La honte est un sentiment très déstabilisant car il renvoie à des peurs profondes et archaïques comme celle d’être exclu du groupe.
Or notre société a beaucoup de mal avec la honte, c’est-à-dire que celui qui se sent honteux, s’il l’exprime dans son corps, dans son attitude, dans son être, risque d’être véritablement exclu car un individu honteux perd tous ses moyens, tremble, se replie sur lui-même, perd sa concentration. J’ai longtemps eu honte d’avoir honte et j’ai refoulé totalement ce sentiment. Or, désormais, je l’accueille et c’est impressionnant de voir le nombre de fois par jour où il est présent. Je le ressens dans tout mon corps, j’ai envie de pleurer, je me rétrécis, j’ai l’esprit comme sidéré et je n’arrive plus à penser, tout en ressentant une immense tendresse qui me relie à la fragilité humaine et cela me renvoie à mon adolescence, quand je ratais un examen, ou que je jouais de fausses notes au piano. C’était terrible et je compensais en étant de plus en plus performante.

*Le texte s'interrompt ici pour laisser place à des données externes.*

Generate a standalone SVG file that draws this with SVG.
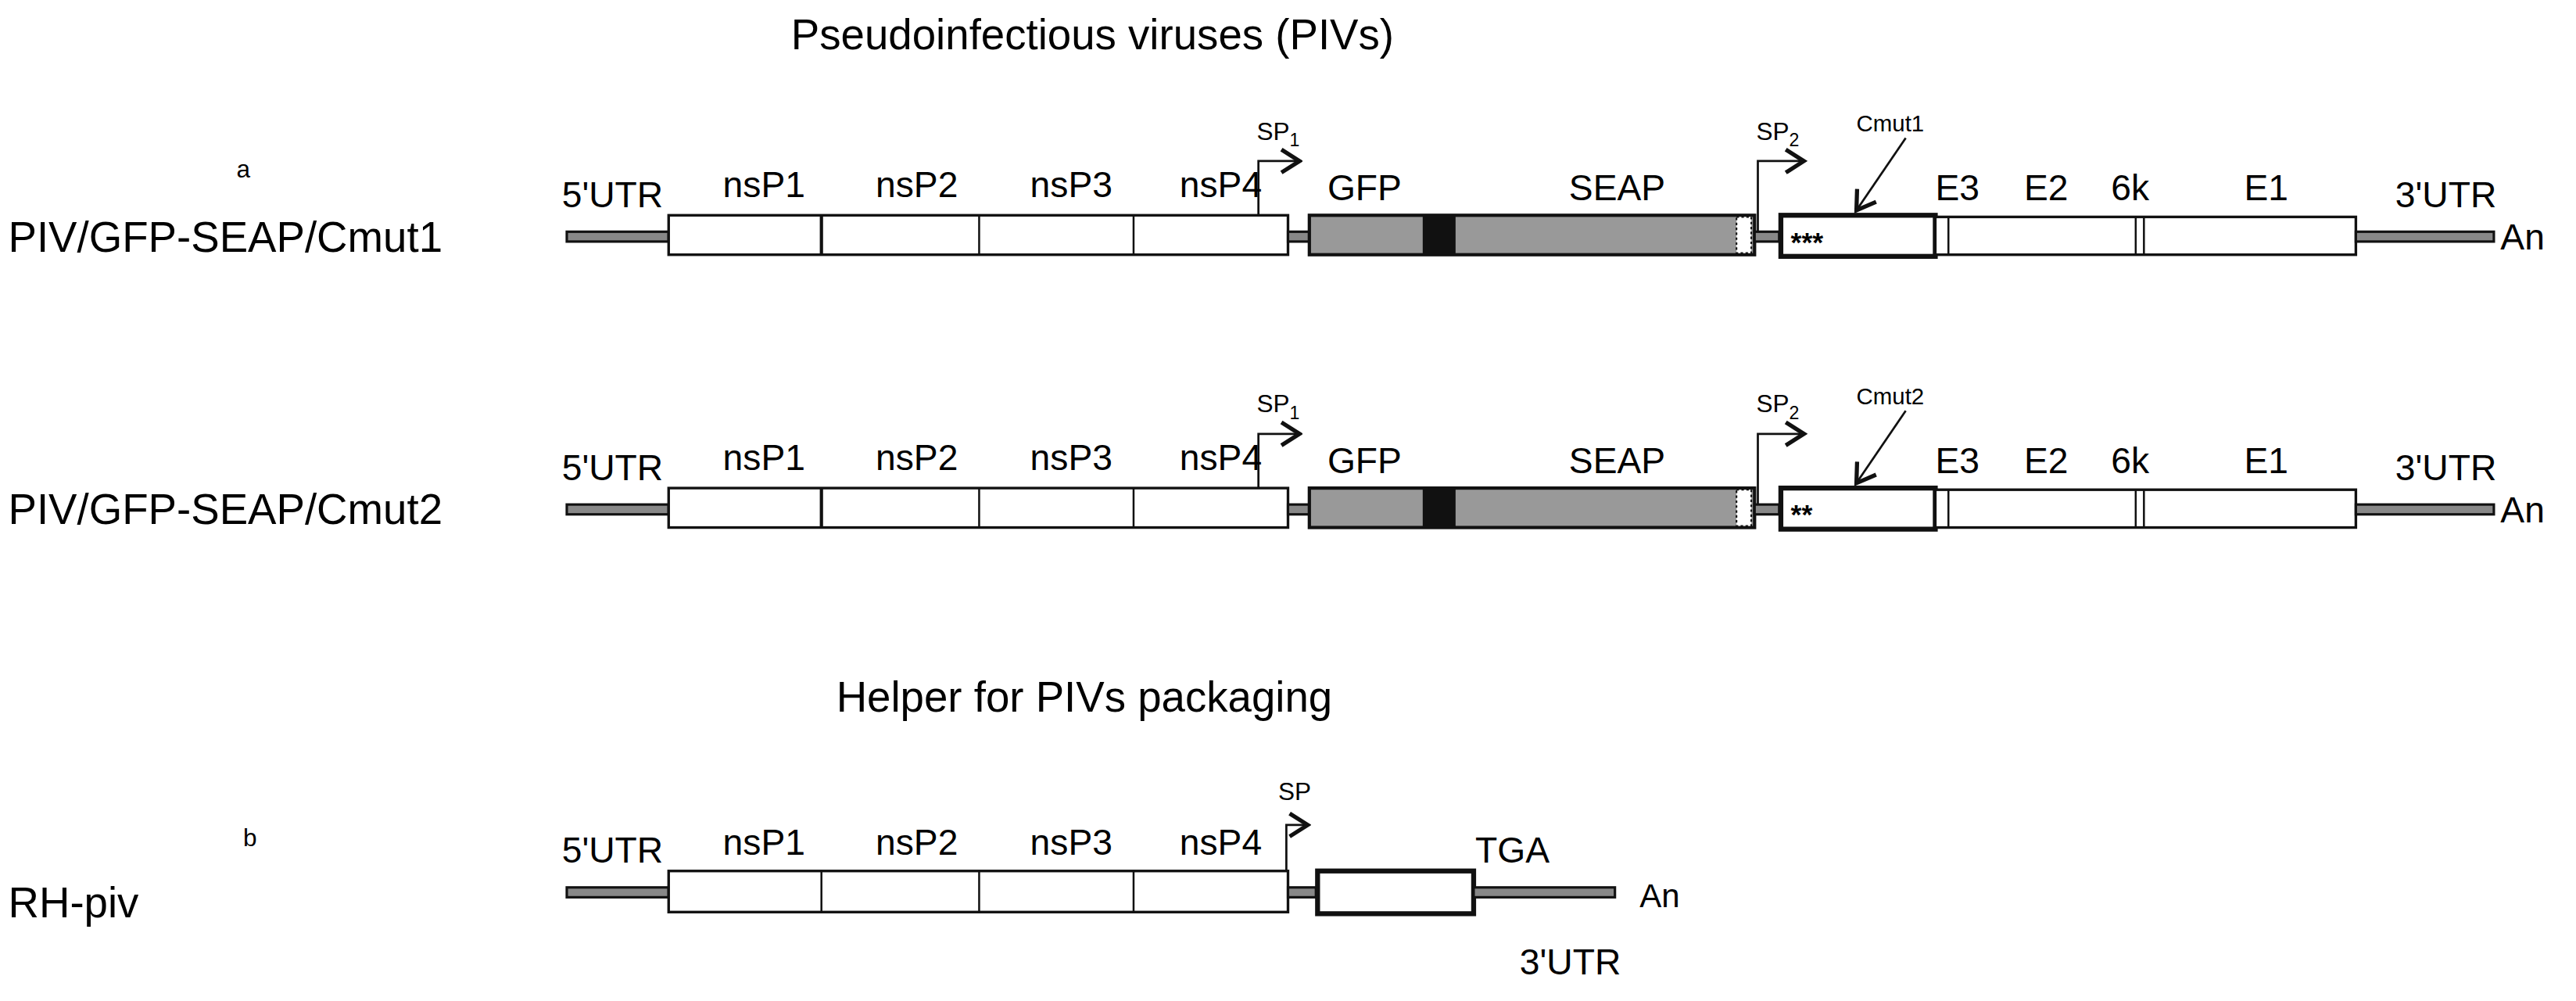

Mais aujourd’hui je ne veux plus m’empêcher de ressentir cela, ces moments où je suis si fragile, si sensible, où je me sens disparaître sous terre… Et je vois à quel point il peut être bénéfique car il me rend plus humble, plus consciente de mes limites et de mes besoins les plus simples. C’est donc vraiment nécéssaire de travailler avec les patients à ce qu’ils acceptent de rater, de ne pas être à la hauteur. Mais il faut aussi que la société puisse accueillir cela, voilà pourquoi le travail du psychothérapeute se situe toujours, à mon sens, à la lisière de l’individu et du groupe culturel. Soigner des personnes, c’est aussi soigner leur environnement pour qu’elles aient le droit de se déployer sans que la violence des jugements et du mépris viennent de nouveau refermer leurs cuirasses défensives. Aimons-nous et autorisons-nous à être de simples mortels ordinaires, parfois totalement boiteux mais aussi tellement humains.